There is plenty here for allegorical speculation: the bridegroom is Christ and his bride is the Church (Eph 5:21-32) whom he is bringing to the wedding banquet (Rev 19:6-9). The ten young girls are members of the Church. They have all been invited to the banquet and supplied with lamps with which they can be lights in this world of darkness and danger but it is only the prudent ones who take care and are prepared for the work they have to do who gain entrance to the wedding feast. When the time of judgement comes, no one can bear another’s burden and each will all have to answer for him or herself (Gal 6:4,5).

There is some usefulness in thinking about the parable in this way but we should not lose sight of the truth that the central point of it is the coming of the bridegroom and our readiness for such a coming and such a meeting. Will be found on the side of the prudent ones  or  the scatterbrained and neglectful? Will we go in to the opened gate of the new heaven and the new earth or will we be left out?

Very little is known of Margaret of Antioch but what we do know tells us that she was one of the wise virgins. Born to pagan parents but brought up by a Christian nurse, with whom she stayed after her parents rejected her because of the faith she had learnt from her nurse. When she spurned a highly placed Roman suitor, because she had dedicated her life to Christ, she was hauled up before the magistrates and told to make an offering to Caesar and the pagan gods. On her refusal, she was brutally tortured and at first they tried to burn her at the stake. When this did not work, they tried to drown her. Failing in this also, she was, at last, beheaded by the sword. She, certainly, gained entry to the wedding feast of the Lamb!

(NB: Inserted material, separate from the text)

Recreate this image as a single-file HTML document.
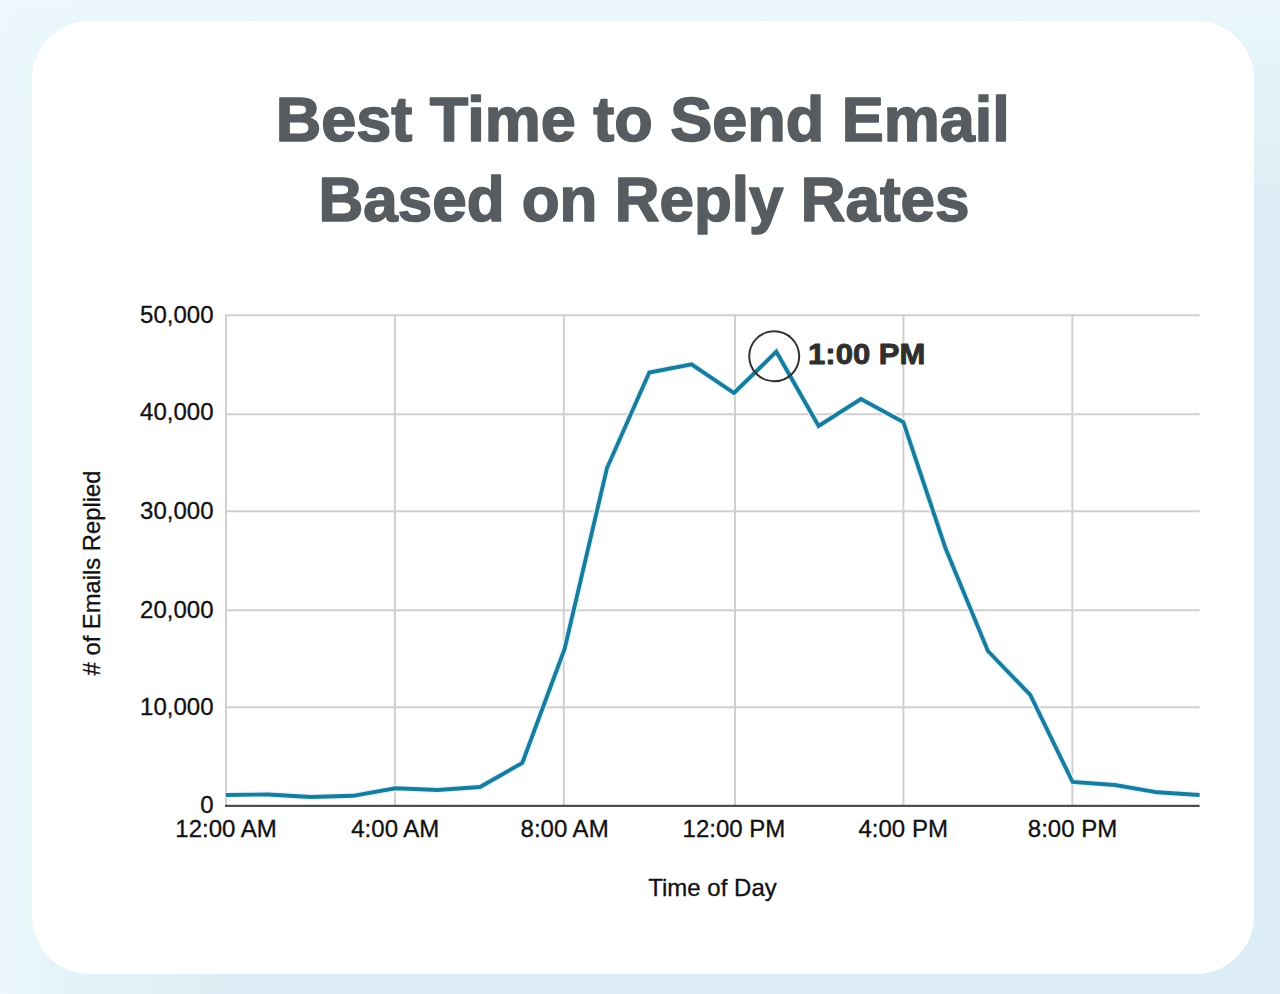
<!DOCTYPE html>
<html>
<head>
<meta charset="utf-8">
<style>
html,body{margin:0;padding:0;width:1280px;height:994px;overflow:hidden;}
body{background-color:#dcedf5;background-image:linear-gradient(to bottom,rgba(236,248,251,1) 0px,rgba(236,248,251,0.6) 60px,rgba(236,248,251,0) 220px),linear-gradient(to right,rgba(236,248,251,1) 0px,rgba(236,248,251,0.6) 60px,rgba(236,248,251,0) 240px);position:relative;font-family:"Liberation Sans",sans-serif;}
.card{position:absolute;left:32px;top:21px;width:1221.6px;height:953px;background:#fff;border-radius:58px;}
svg{position:absolute;left:0;top:0;}
</style>
</head>
<body>
<div class="card"></div>
<svg width="1280" height="994" viewBox="0 0 1280 994">
  <g font-family="Liberation Sans, sans-serif" font-weight="bold" fill="#565c5f" stroke="#565c5f" stroke-width="1.6" stroke-linejoin="round" text-anchor="middle">
    <text x="642.75" y="141" font-size="62.6" textLength="734" lengthAdjust="spacingAndGlyphs">Best Time to Send Email</text>
    <text x="644" y="221" font-size="62.6" textLength="651" lengthAdjust="spacingAndGlyphs">Based on Reply Rates</text>
  </g>
  <g stroke="#d0d0d0" stroke-width="2" fill="none">
    <line x1="225" y1="315.2" x2="1199.6" y2="315.2"/>
    <line x1="225" y1="414.2" x2="1199.6" y2="414.2"/>
    <line x1="225" y1="511.2" x2="1199.6" y2="511.2"/>
    <line x1="225" y1="610.2" x2="1199.6" y2="610.2"/>
    <line x1="225" y1="707.2" x2="1199.6" y2="707.2"/>
    <line x1="226.0" y1="314.2" x2="226.0" y2="806"/>
    <line x1="394.9" y1="314.2" x2="394.9" y2="806"/>
    <line x1="563.8" y1="314.2" x2="563.8" y2="806"/>
    <line x1="735.0" y1="314.2" x2="735.0" y2="806"/>
    <line x1="903.4" y1="314.2" x2="903.4" y2="806"/>
    <line x1="1072.4" y1="314.2" x2="1072.4" y2="806"/>
  </g>
  <line x1="225" y1="805.9" x2="1199.6" y2="805.9" stroke="#4b4f52" stroke-width="2.2"/>
  <polyline fill="none" stroke="#dff7fd" stroke-width="6.5" stroke-linejoin="miter" points="226.0,795 268.3,794.5 310.7,797 353.0,795.8 395.3,788.3 437.6,790 480.0,787 522.3,763 564.6,649 607.0,468 649.3,372.5 691.6,364.4 734.0,393 776.3,351.7 818.6,426 860.9,399.1 903.3,422 945.6,548.5 987.9,651 1030.3,695 1072.6,782 1114.9,785 1157.3,792.3 1199.6,795"/>
  <polyline fill="none" stroke="#1a7b9c" stroke-width="3.9" stroke-linejoin="miter" points="226.0,795 268.3,794.5 310.7,797 353.0,795.8 395.3,788.3 437.6,790 480.0,787 522.3,763 564.6,649 607.0,468 649.3,372.5 691.6,364.4 734.0,393 776.3,351.7 818.6,426 860.9,399.1 903.3,422 945.6,548.5 987.9,651 1030.3,695 1072.6,782 1114.9,785 1157.3,792.3 1199.6,795"/>
  <circle cx="774.2" cy="356.3" r="25" fill="none" stroke="#333" stroke-width="2"/>
  <text x="808" y="363.6" font-family="Liberation Sans, sans-serif" font-weight="bold" font-size="30" fill="#2f2f2f" stroke="#2f2f2f" stroke-width="0.9" stroke-linejoin="round" textLength="117.5" lengthAdjust="spacingAndGlyphs">1:00 PM</text>
  <g font-family="Liberation Sans, sans-serif" font-size="24" fill="#111" stroke="#111" stroke-width="0.3" text-anchor="end">
    <text x="213.5" y="322.7">50,000</text>
    <text x="213.5" y="420.3">40,000</text>
    <text x="213.5" y="518.8">30,000</text>
    <text x="213.5" y="617.5">20,000</text>
    <text x="213.5" y="714.8">10,000</text>
    <text x="213.5" y="812.5">0</text>
  </g>
  <g font-family="Liberation Sans, sans-serif" font-size="24" fill="#111" stroke="#111" stroke-width="0.3" text-anchor="middle">
    <text x="226" y="836.5">12:00 AM</text>
    <text x="395.3" y="836.5">4:00 AM</text>
    <text x="564.6" y="836.5">8:00 AM</text>
    <text x="733.9" y="836.5">12:00 PM</text>
    <text x="903.2" y="836.5">4:00 PM</text>
    <text x="1072.5" y="836.5">8:00 PM</text>
    <text x="712.5" y="895.7">Time of Day</text>
    <text transform="translate(100,573) rotate(-90)" x="0" y="0" textLength="204.8" lengthAdjust="spacingAndGlyphs"># of Emails Replied</text>
  </g>
</svg>
</body>
</html>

It is remarkable how many women martyrs there have been since the earliest times. They have been slave girls and matrons, shepherdesses (like Margaret) and scholars, women for every class and social background. Today also women are being imprisoned for their faith and kept in prison because they refuse to give it up: Asia Bibi in Pakistan, Mariam and Marjieh in Iran, Pastor Wang Yi’s wife in China. As we pray for them, we give thanks for their witness and pray for courage for ourselves that, when the time comes, we too may be like them.

Prayer: 

Almighty God, by whose grace and power your holy martyr Margaret triumphed over suffering and was faithful unto death: strengthen us with your grace, that we may endure reproach and persecution and faithfully bear witness to the name of Jesus Christ the bridegroom of the Church and our Lord and Saviour. Amen.